The present invention relates to printing of patterns with extremely high precision on photosensitive surfaces, such as photomasks for semiconductor devices and displays. It also relates to direct writing of semiconductor device patterns, display panels, integrated optical devices and electronic interconnect structures. Furthermore, it can have applications to other types of precision printing such as security printing. The term printing should be understood in a broad sense, meaning exposure of photoresist and photographic emulsion, but also the action of light on other light sensitive media such as dry-process paper, by ablation or chemical processes activated by light or heat. Light is not limited to mean visible light, but a wide range of wavelengths from infrared (IR) to extreme UV. Of special importance is the ultraviolet range from 370 nm (UV) through deep ultraviolet (DUV), vacuum ultraviolet (VUV) and extreme ultraviolet (EUV) down to a few nanometers wavelength. EUV is in this application defined as the range from 100 nm and down as far as the radiation is possible to treat as light. A typical wavelength for EUV is 13 nm. IR is defined as 780 nm up to about 20 xcexcm.
In a different sense the invention relates to the art and science of spatial light modulators and projection displays and printers using such modulators. In particular the invention improves the grey-scale properties, the image stability through focus and image uniformity and the data processing for such modulators by application of analog modulation technique. The most important use of the analog modulation is to generate an image in a high-contrast material such as photoresist with an address grid, i.e. the increment by which the position of an edge in the pattern is specified, that is much finer than the grid created by the pixels of the spatial light modulator.
It is known in the current art to build precision pattern generators using projection of micromirror spatial light modulators (SLMs) of the micromirror type (Nelson, U.S. Pat. No. 5,148,157, 1988, Kuck, EP 0610183, 1990). To use an SLM in a pattern generator has a number of advantages compared to the more wide-spread method of using scanning laser spots. The SLM is a massively parallel device and the number of pixels that can be written per second is extremely high. The optical system is also simpler in the sense that the illumination of the SLM is non-critical, while in a laser scanner the entire beam path has to be built with high precision. Compared to some types of scanners, in particular electrooptic and acoustooptic ones, the micromirror SLM can be used at shorter wavelengths since it is a purely reflective device.

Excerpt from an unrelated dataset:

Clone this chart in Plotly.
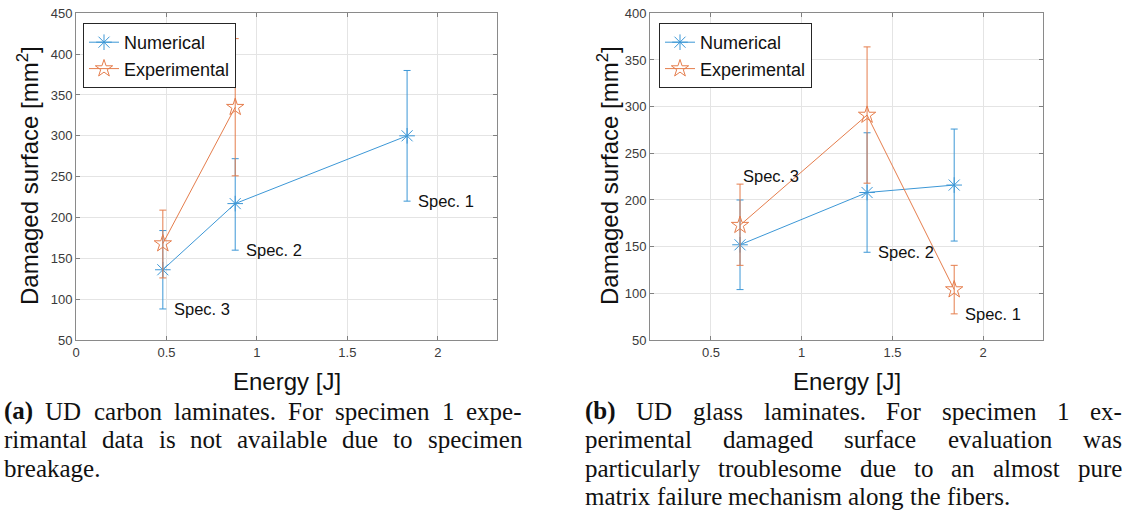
import plotly.graph_objects as go

W, H = 1133, 513

# ---- (a) UD carbon laminates ----
carbon_energy_num = [0.48, 0.88, 1.83]
carbon_area_num = [136, 217, 300]
carbon_num_low = [88, 160, 220]
carbon_num_high = [184, 272, 380]
carbon_energy_exp = [0.48, 0.88]
carbon_area_exp = [168, 335]
carbon_exp_low = [126, 251]
carbon_exp_high = [209, 419]
carbon_spec_labels = ["Spec. 3", "Spec. 2", "Spec. 1"]

# ---- (b) UD glass laminates ----
glass_energy_num = [0.66, 1.36, 1.84]
glass_area_num = [152, 208, 216]
glass_num_low = [104, 144, 156]
glass_num_high = [200, 272, 276]
glass_energy_exp = [0.66, 1.36, 1.84]
glass_area_exp = [173, 291, 104]
glass_exp_low = [130, 218, 78]
glass_exp_high = [217, 364, 130]
glass_spec_labels = ["Spec. 3", "Spec. 2", "Spec. 1"]

caption_a = [
    "<b>(a)</b> UD carbon laminates. For specimen 1 expe-",
    "rimantal data is not available due to specimen",
    "breakage.",
]
caption_b = [
    "<b>(b)</b> UD glass laminates. For specimen 1 ex-",
    "perimental damaged surface evaluation was",
    "particularly troublesome due to an almost pure",
    "matrix failure mechanism along the fibers.",
]

BLUE = "#3c97d6"
ORANGE = "#e57d4c"
SANS = "Liberation Sans, Arial, Helvetica, sans-serif"
SERIF = "Liberation Serif, Times New Roman, serif"


def px_x(p):
    return p / W


def px_y(p):
    return 1 - p / H


def err(y, low, high):
    return dict(type="data", symmetric=False,
                array=[h - v for v, h in zip(y, high)],
                arrayminus=[v - l for v, l in zip(y, low)],
                thickness=1, width=3.5)


fig = go.Figure()


def add_series(x, y, low, high, name, color, symbol, xa, ya, legend):
    fig.add_trace(go.Scatter(
        x=x, y=y, name=name, mode="lines+markers",
        line=dict(color=color, width=1),
        marker=dict(symbol=symbol, size=13, color=color,
                    line=dict(color=color, width=1)),
        error_y=dict(color=color, **err(y, low, high)),
        xaxis=xa, yaxis=ya, legend=legend,
    ))


add_series(carbon_energy_num, carbon_area_num, carbon_num_low, carbon_num_high,
           "Numerical", BLUE, "asterisk-open", "x", "y", "legend")
add_series(carbon_energy_exp, carbon_area_exp, carbon_exp_low, carbon_exp_high,
           "Experimental", ORANGE, "star-open", "x", "y", "legend")
add_series(glass_energy_num, glass_area_num, glass_num_low, glass_num_high,
           "Numerical", BLUE, "asterisk-open", "x2", "y2", "legend2")
add_series(glass_energy_exp, glass_area_exp, glass_exp_low, glass_exp_high,
           "Experimental", ORANGE, "star-open", "x2", "y2", "legend2")

axis_style = dict(
    showgrid=True, gridcolor="#e4e4e4", gridwidth=1,
    ticks="inside", ticklen=4, tickcolor="#808080",
    showline=True, linecolor="#8a8a8a", linewidth=1, mirror="ticks",
    zeroline=False, automargin=False,
    tickfont=dict(family=SANS, size=13, color="#3a3a3a"),
)

x_ticks_a = [0, 0.5, 1, 1.5, 2]
x_ticks_b = [0.5, 1, 1.5, 2]

legend_style = dict(yanchor="top", xanchor="left", y=px_y(23),
                    bgcolor="white", bordercolor="#262626", borderwidth=1,
                    font=dict(family=SANS, size=18, color="#111111"),
                    tracegroupgap=0, itemwidth=30)

fig.update_layout(
    width=W, height=H, autosize=False,
    margin=dict(l=0, r=0, t=0, b=0),
    paper_bgcolor="white", plot_bgcolor="white",
    font=dict(family=SANS),
    xaxis=dict(domain=[px_x(76), px_x(497)], range=[0, 2.327],
               tickvals=x_ticks_a, ticktext=[f"{v:g}" for v in x_ticks_a],
               anchor="y", **axis_style),
    yaxis=dict(domain=[px_y(340), px_y(13.3)], range=[50, 450], dtick=50,
               anchor="x", **axis_style),
    xaxis2=dict(domain=[px_x(650), px_x(1043.3)], range=[0.164, 2.331],
                tickvals=x_ticks_b, ticktext=[f"{v:g}" for v in x_ticks_b],
                anchor="y2", **axis_style),
    yaxis2=dict(domain=[px_y(340), px_y(13.3)], range=[50, 400], dtick=50,
                anchor="x2", **axis_style),
    legend=dict(x=px_x(83), **legend_style),
    legend2=dict(x=px_x(659), **legend_style),
    showlegend=True,
)

annotations = []

# specimen labels, placed just right of each point
label_font = dict(family=SANS, size=16.5, color="#111111")
for e, low, txt in zip(carbon_energy_num, carbon_num_low, carbon_spec_labels):
    annotations.append(dict(x=e + 0.05, y=low, xref="x", yref="y", text=txt,
                            showarrow=False, xanchor="left", yanchor="middle",
                            font=label_font))
glass_label_pos = [
    (glass_energy_exp[0] + 0.005, glass_exp_high[0] + 9),
    (glass_energy_num[1] + 0.05, glass_num_low[1]),
    (glass_energy_exp[2] + 0.05, glass_exp_low[2]),
]
for (lx, ly), txt in zip(glass_label_pos, glass_spec_labels):
    annotations.append(dict(x=lx, y=ly, xref="x2", yref="y2", text=txt,
                            showarrow=False, xanchor="left", yanchor="middle",
                            font=label_font))

# axis titles
title_font = dict(family=SANS, size=24, color="#111111")
for cx in [(76 + 497) / 2, (650 + 1043.3) / 2]:
    annotations.append(dict(x=px_x(cx), y=px_y(381), xref="paper", yref="paper",
                            text="Energy [J]", showarrow=False,
                            xanchor="center", yanchor="middle", font=title_font))
for cx in [28, 608]:
    annotations.append(dict(x=px_x(cx), y=px_y(176), xref="paper", yref="paper",
                            text="Damaged surface [mm<sup>2</sup>]",
                            showarrow=False, textangle=-90,
                            xanchor="center", yanchor="middle", font=title_font))

# justified captions set word by word (Times-compatible advance widths, 1/1000 em)
REG = dict(zip("abcdefghijklmnopqrstuvwxyz",
               [444, 500, 444, 500, 444, 333, 500, 500, 278, 278, 500, 278, 778,
                500, 500, 500, 500, 333, 389, 278, 500, 500, 722, 500, 500, 444]))
REG.update({"D": 722, "F": 556, "U": 722, " ": 250, ".": 250, "-": 333,
            "(": 333, ")": 333, "1": 500})
BOLD = {"(": 333, ")": 333, "a": 500, "b": 556}
CAP_SIZE = 25


def word_width(word):
    if word.startswith("<b>"):
        plain = word[3:-4]
        return sum(BOLD.get(c, 556) for c in plain) * CAP_SIZE / 1000
    return sum(REG.get(c, 500) for c in word) * CAP_SIZE / 1000


def set_caption(lines, x0, x1, y0, dy):
    for i, line in enumerate(lines):
        words = line.split(" ")
        widths = [word_width(w) for w in words]
        last = i == len(lines) - 1
        if last or len(words) < 2:
            gap = REG[" "] * CAP_SIZE / 1000
        else:
            gap = (x1 - x0 - sum(widths)) / (len(words) - 1)
        cur = x0
        for w, wd in zip(words, widths):
            annotations.append(dict(x=px_x(cur), y=px_y(y0 + i * dy),
                                    xref="paper", yref="paper", text=w,
                                    showarrow=False, xanchor="left",
                                    yanchor="middle", borderpad=0,
                                    font=dict(family=SERIF, size=CAP_SIZE,
                                              color="#111111")))
            cur += wd + gap


set_caption(caption_a, 3, 521, 411, 28.5)
set_caption(caption_b, 584, 1121, 411, 28.5)

fig.update_layout(annotations=annotations)
fig.write_html("out.html")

In both references cited above the spatial modulator uses only on-off modulation at each pixel. The input data is converted to a pixel map with one bit depth, i.e. with the values 0 and 1 in each pixel. The conversion can be done effectively using graphic processors or custom logic with area fill instructions.
In a previous application by the present inventor Sandstrom (Sandstrom et al., EP 0567076, 1990), the ability to use an intermediate exposure value at the boundary of a pattern element to fine-adjust the position of the element""s edge in the image created by a laser scanner was described.
It is also known in the art to create a grey-scale image, preferably for projection display of video images and for printing, with an SLM by variation of the time a pixel is turned on or by printing the same pixel several times with the pixel turned on a varying number of times. The present invention devices a system for direct grey-scale generation with a spatial light modulator, with a special view to the generation of ultra-precision patterns. Important aspects in the preferred embodiments, are uniformity of the image from pixel to pixel and independence of exact placement of a feature relative to the pixels of the SLM and stability when focus is changed, either with intention or inadvertently.
Specifically there are problems with the prior art to achieve adequate pattern fidelity and dimensional precision in pattern generators using an SLM.
It is therefore an object of the present invention to provide a method for creating a pattern on a workpiece with better pattern fidelity and dimensional precision.
This object is achieved with a method according to the appended claims.
Specifically the method for creating a pattern according to the invention comprises the steps of:
providing a source for emitting electromagnetic radiation in the wavelength range from EUV to IR,
illuminating by said radiation a spatial light modulator (SLM) having multitude of modulating elements (pixels),
projecting an image of the modulator on the workpiece,
moving said workpiece and/or projection system relative to each other,
reading from an information storage device a digital description of the pattern to be written,
extracting from the pattern description a sequence of partial patterns,
converting said partial patterns to modulator signals, and feeding said signals to the modulator,
further coordinating the movement of the workpiece, the feeding of the signals to the modulator and the intensity of the radiation, so that said pattern is stitched together from the partial images created by the sequence of partial patterns,
further exposing said pattern in at least two separate exposures, where at one exposure corrections are applied for errors occurring during another exposure.
By such an additional exposure, several types of errors could be compensated for.